One of the impacts requested by the European Commission, is to reduce fuel consumption and hence CO2 emissions by 50% per passenger km as CO2 is a significant contributor to global warming and is directly related to fuel burn (considered in the Strategic Research Agenda). Eco-efficient aircrafts, which involve producing highly efficient aircrafts, are needed. Therefore, it is crucial to develop lightweight technologies that will imply important mass savings and, as a consequence, a reduction of emissions.
Materials and systems need to be smaller, lighter, stronger, more resistant to the environment and longer lasting. As an indication of the benefit of such weight saving it has been estimated that 1 kg weight reduction saves over 2900 l of fuel per year.

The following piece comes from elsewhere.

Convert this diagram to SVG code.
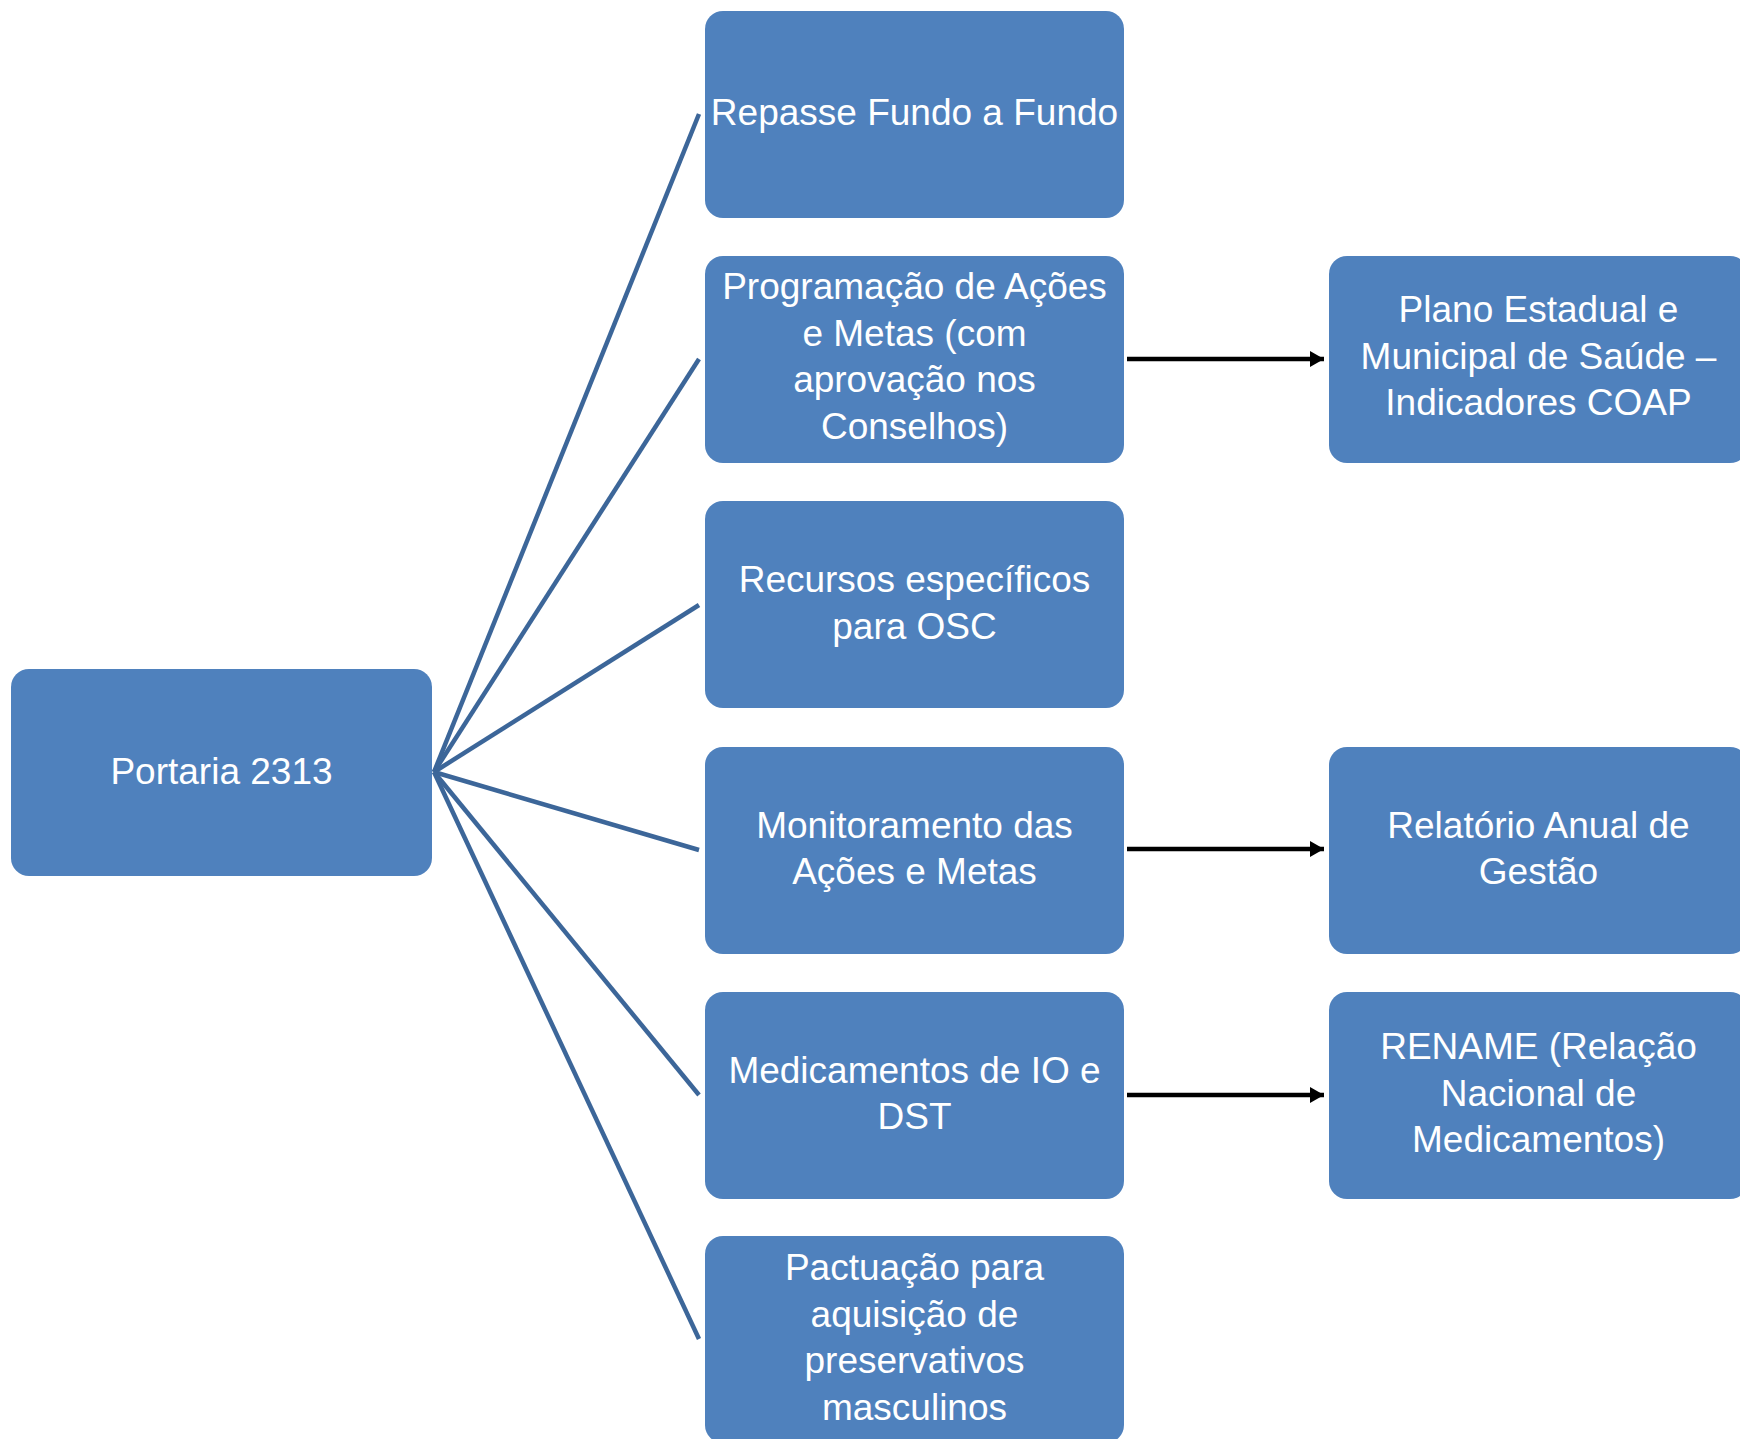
<svg xmlns="http://www.w3.org/2000/svg" width="1740" height="1439" viewBox="0 0 1740 1439">
<style>
.box{fill:#4f81bd}
.t{font-family:"Liberation Sans",Arial,sans-serif;font-size:37px;fill:#ffffff;text-anchor:middle}
.spoke{stroke:#3c6699;stroke-width:4.5;fill:none}
.arr{stroke:#000000;stroke-width:4.5;fill:none;marker-end:url(#ah)}
</style>
<defs>
<marker id="ah" markerUnits="userSpaceOnUse" markerWidth="16" markerHeight="18" refX="14" refY="9" orient="auto">
<path d="M0,1 L14,9 L0,17 Z" fill="#000000"/>
</marker>
</defs>
<rect width="1740" height="1439" fill="#ffffff"/>
<g id="connectors">
<line class="spoke" x1="434" y1="772" x2="699" y2="114"/>
<line class="spoke" x1="434" y1="772" x2="699" y2="359"/>
<line class="spoke" x1="434" y1="772" x2="699" y2="605"/>
<line class="spoke" x1="434" y1="772" x2="699" y2="850"/>
<line class="spoke" x1="434" y1="772" x2="699" y2="1095"/>
<line class="spoke" x1="434" y1="772" x2="699" y2="1339"/>
<line class="arr" x1="1127" y1="359" x2="1324" y2="359"/>
<line class="arr" x1="1127" y1="849" x2="1324" y2="849"/>
<line class="arr" x1="1127" y1="1095" x2="1324" y2="1095"/>
</g>
<g id="portaria">
<rect class="box" x="11" y="669" width="421" height="207" rx="18"/>
<text class="t" x="221.5" y="784">Portaria 2313</text>
</g>
<g id="repasse">
<rect class="box" x="705" y="11" width="419" height="207" rx="18"/>
<text class="t" x="914.5" y="125">Repasse Fundo a Fundo</text>
</g>
<g id="programacao">
<rect class="box" x="705" y="256" width="419" height="207" rx="18"/>
<text class="t" x="914.5" y="299">Programação de Ações</text>
<text class="t" x="914.5" y="345.5">e Metas (com</text>
<text class="t" x="914.5" y="392">aprovação nos</text>
<text class="t" x="914.5" y="438.5">Conselhos)</text>
</g>
<g id="recursos">
<rect class="box" x="705" y="501" width="419" height="207" rx="18"/>
<text class="t" x="914.5" y="592">Recursos específicos</text>
<text class="t" x="914.5" y="638.5">para OSC</text>
</g>
<g id="monitoramento">
<rect class="box" x="705" y="747" width="419" height="207" rx="18"/>
<text class="t" x="914.5" y="837.5">Monitoramento das</text>
<text class="t" x="914.5" y="884">Ações e Metas</text>
</g>
<g id="medicamentos">
<rect class="box" x="705" y="992" width="419" height="207" rx="18"/>
<text class="t" x="914.5" y="1082.5">Medicamentos de IO e</text>
<text class="t" x="914.5" y="1129">DST</text>
</g>
<g id="pactuacao">
<rect class="box" x="705" y="1236" width="419" height="207" rx="18"/>
<text class="t" x="914.5" y="1280">Pactuação para</text>
<text class="t" x="914.5" y="1326.5">aquisição de</text>
<text class="t" x="914.5" y="1373">preservativos</text>
<text class="t" x="914.5" y="1419.5">masculinos</text>
</g>
<g id="plano">
<rect class="box" x="1329" y="256" width="419" height="207" rx="18"/>
<text class="t" x="1538.5" y="322">Plano Estadual e</text>
<text class="t" x="1538.5" y="368.5">Municipal de Saúde –</text>
<text class="t" x="1538.5" y="415">Indicadores COAP</text>
</g>
<g id="relatorio">
<rect class="box" x="1329" y="747" width="419" height="207" rx="18"/>
<text class="t" x="1538.5" y="837.5">Relatório Anual de</text>
<text class="t" x="1538.5" y="884">Gestão</text>
</g>
<g id="rename">
<rect class="box" x="1329" y="992" width="419" height="207" rx="18"/>
<text class="t" x="1538.5" y="1059">RENAME (Relação</text>
<text class="t" x="1538.5" y="1105.5">Nacional de</text>
<text class="t" x="1538.5" y="1152">Medicamentos)</text>
</g>
</svg>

The current trend is to reduce weight, so lightweight composite materials have been increasingly used. Successful composite designs can provide design flexibility, lightweight parts, ease of fabrication and installation (generally fewer parts), corrosion resistance, impact resistance, high fatigue strength (compared to metal structures with the same dimensions) and product simplicity when compared to conventional fabricated metal structure. Composite materials and their manufacturing processes can be tailored specifically to given design constraints.
The main challenges restricting their use are material and processing costs, impact damage and damage tolerance, electrical properties, repair and inspection, dimensional tolerance, size effects on strength and conservatism associated with uncertainties about relatively new and sometimes variable materials. Significant weight savings can be achieved.

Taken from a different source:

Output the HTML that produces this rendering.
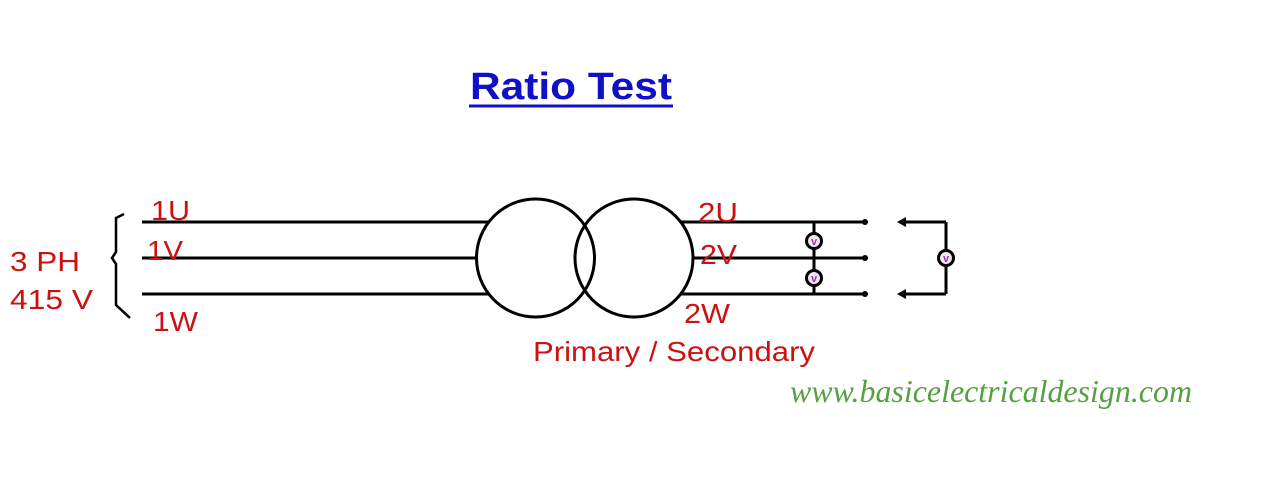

With the lightweight and modular composite solution developed, LIGHTBOX project has achieved a mass reduction of around 34 % in the electronics housing (455 grams saved in a single housing), promoting actively the decrease of fuel consumption and, as a consequence, of detrimental gas emissions. According to the estimations obtained in literature, this can bring about a fuel saving of 1.320 litres per year and considering a fuel cost of 0.5 €/l, this means a cost saving of about 660 € per year. According to literature, this would mean 3.381 kg/year CO2, 22 kg/year NOx, 1,04 kg/year SO2 and 0.59 kg CO
New technologies may open the door to high performance, environment friendly and economic aircraft operation by better exploiting available weight reduction potentials of new design philosophies without compromising the existing, high aerospace safety requirements.

Exploitation
TECNALIA
Knowledge gained in the project has strengthened TECNALIA’s position as a niche technology provider of advanced composite components. This project has enabled to extend the validation of the boxes under aeronautic standards
Developments carried out in the area of lightweight electronics housing has allowed proving the feasibility of profitably producing an avionics box that meets the requirements in terms of functionality and at relatively low cost.

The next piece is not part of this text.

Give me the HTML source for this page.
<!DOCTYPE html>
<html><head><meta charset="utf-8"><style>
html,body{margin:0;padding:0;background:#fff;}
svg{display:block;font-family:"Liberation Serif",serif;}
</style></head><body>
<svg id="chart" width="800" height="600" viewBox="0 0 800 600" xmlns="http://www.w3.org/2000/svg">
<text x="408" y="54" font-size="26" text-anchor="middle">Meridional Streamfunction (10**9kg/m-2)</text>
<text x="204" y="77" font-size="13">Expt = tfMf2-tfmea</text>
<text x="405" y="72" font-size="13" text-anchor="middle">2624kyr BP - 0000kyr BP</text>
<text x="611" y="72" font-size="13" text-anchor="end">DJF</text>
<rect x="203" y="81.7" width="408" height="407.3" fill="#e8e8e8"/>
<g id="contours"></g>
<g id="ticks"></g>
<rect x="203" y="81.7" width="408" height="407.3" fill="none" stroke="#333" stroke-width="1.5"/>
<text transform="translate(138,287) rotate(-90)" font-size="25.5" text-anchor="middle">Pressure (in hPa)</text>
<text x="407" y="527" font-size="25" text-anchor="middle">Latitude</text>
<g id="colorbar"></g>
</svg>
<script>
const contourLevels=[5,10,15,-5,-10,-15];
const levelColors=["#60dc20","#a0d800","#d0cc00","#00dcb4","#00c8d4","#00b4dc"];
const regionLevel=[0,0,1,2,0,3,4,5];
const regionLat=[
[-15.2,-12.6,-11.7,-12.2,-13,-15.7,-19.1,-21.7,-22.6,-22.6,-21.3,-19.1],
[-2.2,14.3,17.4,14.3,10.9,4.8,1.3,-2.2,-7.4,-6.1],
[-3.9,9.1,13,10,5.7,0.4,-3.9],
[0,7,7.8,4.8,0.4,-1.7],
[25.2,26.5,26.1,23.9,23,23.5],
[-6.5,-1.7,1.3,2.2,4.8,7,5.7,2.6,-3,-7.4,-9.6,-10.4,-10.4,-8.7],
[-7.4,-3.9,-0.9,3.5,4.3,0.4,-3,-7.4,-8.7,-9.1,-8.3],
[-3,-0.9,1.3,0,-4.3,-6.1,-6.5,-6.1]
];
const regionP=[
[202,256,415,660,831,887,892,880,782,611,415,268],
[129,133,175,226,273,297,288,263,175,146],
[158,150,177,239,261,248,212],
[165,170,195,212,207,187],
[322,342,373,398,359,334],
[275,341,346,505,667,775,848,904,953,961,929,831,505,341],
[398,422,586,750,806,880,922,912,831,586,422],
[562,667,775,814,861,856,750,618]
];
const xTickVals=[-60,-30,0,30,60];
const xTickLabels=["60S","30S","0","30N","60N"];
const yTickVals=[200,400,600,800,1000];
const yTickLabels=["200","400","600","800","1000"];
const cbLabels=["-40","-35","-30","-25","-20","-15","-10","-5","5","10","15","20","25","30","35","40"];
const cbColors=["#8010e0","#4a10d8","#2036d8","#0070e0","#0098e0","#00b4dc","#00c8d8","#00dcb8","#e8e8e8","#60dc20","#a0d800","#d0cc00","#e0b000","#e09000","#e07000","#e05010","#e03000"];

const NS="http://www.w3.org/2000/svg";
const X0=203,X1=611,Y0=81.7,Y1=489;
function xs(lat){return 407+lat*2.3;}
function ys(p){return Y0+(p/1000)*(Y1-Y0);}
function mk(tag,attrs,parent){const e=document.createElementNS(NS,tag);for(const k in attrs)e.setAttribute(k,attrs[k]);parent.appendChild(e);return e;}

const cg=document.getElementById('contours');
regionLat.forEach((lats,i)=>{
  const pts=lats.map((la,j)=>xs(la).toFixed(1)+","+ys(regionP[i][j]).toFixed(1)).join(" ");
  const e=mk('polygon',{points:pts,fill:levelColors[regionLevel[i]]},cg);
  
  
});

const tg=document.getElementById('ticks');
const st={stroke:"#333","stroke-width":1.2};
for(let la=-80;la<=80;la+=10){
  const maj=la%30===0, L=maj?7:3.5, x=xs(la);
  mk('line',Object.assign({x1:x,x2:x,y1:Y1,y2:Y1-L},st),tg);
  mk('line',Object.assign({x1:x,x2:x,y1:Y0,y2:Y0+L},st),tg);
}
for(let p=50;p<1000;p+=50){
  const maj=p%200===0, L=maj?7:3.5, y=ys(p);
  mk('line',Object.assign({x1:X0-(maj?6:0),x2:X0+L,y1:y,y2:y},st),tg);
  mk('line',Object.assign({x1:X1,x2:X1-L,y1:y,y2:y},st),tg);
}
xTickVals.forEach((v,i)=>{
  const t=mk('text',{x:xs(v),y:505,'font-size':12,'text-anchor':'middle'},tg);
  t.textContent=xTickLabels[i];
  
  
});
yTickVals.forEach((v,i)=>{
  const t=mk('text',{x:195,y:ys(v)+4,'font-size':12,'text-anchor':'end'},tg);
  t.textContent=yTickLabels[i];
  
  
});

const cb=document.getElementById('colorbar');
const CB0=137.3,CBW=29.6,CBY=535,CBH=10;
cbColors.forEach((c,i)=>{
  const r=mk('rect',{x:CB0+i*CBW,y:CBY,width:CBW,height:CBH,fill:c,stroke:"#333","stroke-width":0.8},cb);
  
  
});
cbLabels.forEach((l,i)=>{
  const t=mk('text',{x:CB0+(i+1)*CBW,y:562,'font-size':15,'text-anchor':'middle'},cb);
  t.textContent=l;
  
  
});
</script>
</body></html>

TECNALIA has reached a TRL5 (Component and/or breadboard validation in relevant environment, ESA definition) in the development of lightweight composite boxes. Breadboards have been qualified in the representative environment on ground. The current project has allowed increasing the applications for the lightweight housings in avionics, with specific qualification under ARINC-standards.
The project has also strengthen the collaboration between TECNALIA and TECNOBIT and LEG in the re-engineering of avionics systems by using lightweight boxes complementing the supply chain between technology provider and equipment manufacturer.